Julian Middle School student Maya Souden will perform with Spoken Word at the Hemingway Graduation Party on Saturday. | Photo by Paul Goyette


Some think “Wright” is synonymous with Oak Park, while others think “write,” with visions of Berg, Burroughs and Hemingway, among others. At the Ernest Hemingway Foundation, much of what they do is about preserving the history of Hemingway: his birthplace home, family history, his time as a youth in Oak Park. But another important part is nurturing writers and engaging the community.  

They do this in a number of ways, some established, some newer to the foundation. One longer running program is the Writer in Residence. Through a national search, one writer is selected to have access to the attic writing space of the Hemingway birthplace home, an 1890 Queen Anne on Oak Park Avenue. 

“We look for accomplished writers,” said Mary Jane Neumann, executive committee member on the Ernest Hemingway Foundation Board of Directors. “We also search for someone who will interact with the community.” 

The new Writer in Residence, who will “get the keys” at the Hemingway Graduation Party on June 17, is Oak Park resident Cameron Gearen, who published a book of poetry, Some Perfect Year, in 2016. She has also written and published essays and taught writing and English. She plans to work on and complete her memoir during her two-year residency. 

“You get distracted at home,” she said. “But like Virginia Woolf, having a ‘Room of Own’s Own’ will help.” 

Gearen also said she’s driven to write and “for every success there’s 2,000 rejections.” It took her 15 years to get her poetry book published, for example.

“It’s about who doesn’t quit,” Gearen continued. “You do it for yourself and you can’t live without it.”  

To encourage young writers, the Hemingway Foundation began offering a scholarship at Oak Park and River Forest High School in 2016. Juniors submit essays for the chance to be mentored by the Writer in Residence during senior year and to win a $1,000 cash prize upon graduation.

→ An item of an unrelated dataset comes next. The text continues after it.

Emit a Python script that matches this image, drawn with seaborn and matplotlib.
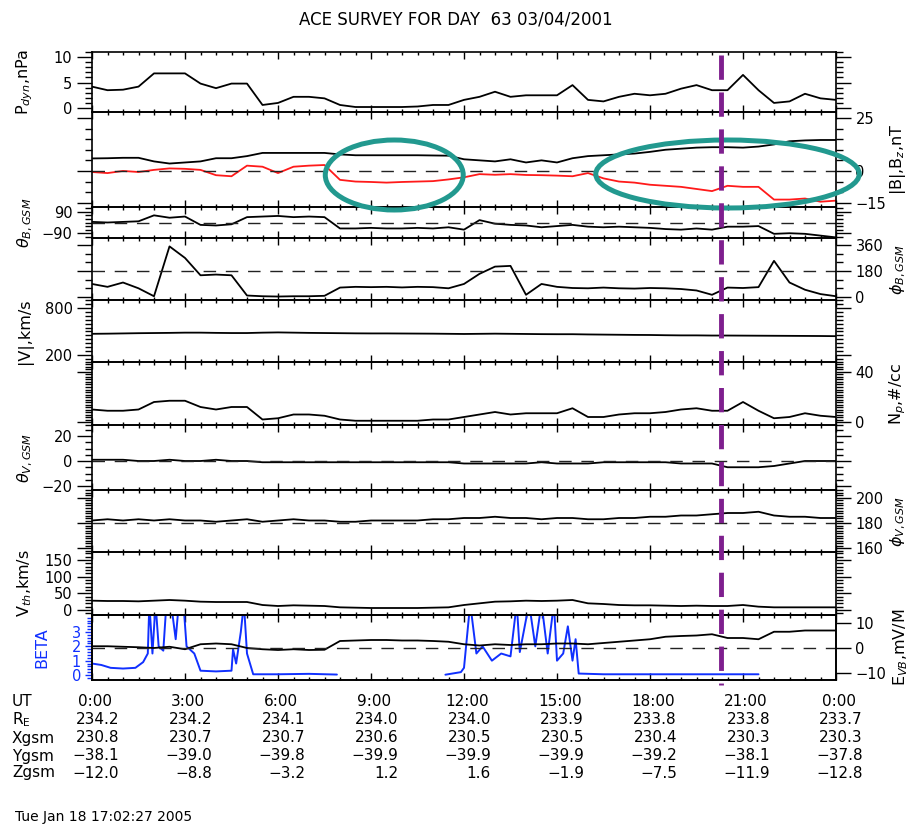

The top three essays get published in the annual publication Hemingway Shorts. 

This year’s top honor went to Ellie Bourgikos who wrote about her two homes – the one she lives at in River Forest during the school year and the vastly different one she experiences in Greece over the summer, in the village from which her father emigrated. The essay is titled, “Between Two Worlds.”

“My family is big on storytelling,” Bourgikos said. “Over time, this turned into essays. Now, it’s a hobby of mine.” 

When she learned her work was chosen and would be published, she felt a rush of excitement. 

“My 6-year-old self is losing her mind!” she said.  

The other two finalists are Kara Jackson and Zachary Brown. Short stories from 11 adults will also appear in this second annual edition of Hemingway Shorts, available through the foundation.

Other writers getting an opportunity through the Hemingway Foundation are members of the Julian Spoken Word Club, which is sponsored by the Oak Park Education Foundation. 

These middle schoolers are performing at the Hemingway Graduation Party. One participant, Maya Souden, who recently completed sixth grade, has used her poetry as a means of personal expression. 

“There are so many different angles in one form of art,” Souden said. “The content depends on what I’m thinking. Sometimes it’s easier to say something in a poem than to tell someone something directly.”

For the event, students created their works based on a Hemingway book or quote. Souden says she likes both writing and performing. 

“I like to find a creative way to say something,” she said. “But it’s invigorating to perform and that’s creative too – the way you present, how you’re going to move, walk, and use the mic.”   

According to Neumann, having a scholarship program for high school essay writers and inviting members of the Spoken Word Club to their event is a way to draw in young writers. 

“We want to connect with local writers and youth,” she said. “And bringing in Spoken Word is creative. It’s exciting and modern.”

As Writer in Residence, Gearen said she wants to give writing an image redo, from something elitist to something approachable.

“I don’t want anyone to think they can’t write; we all have something to say,” she said. “There’s room for a lot of voices.”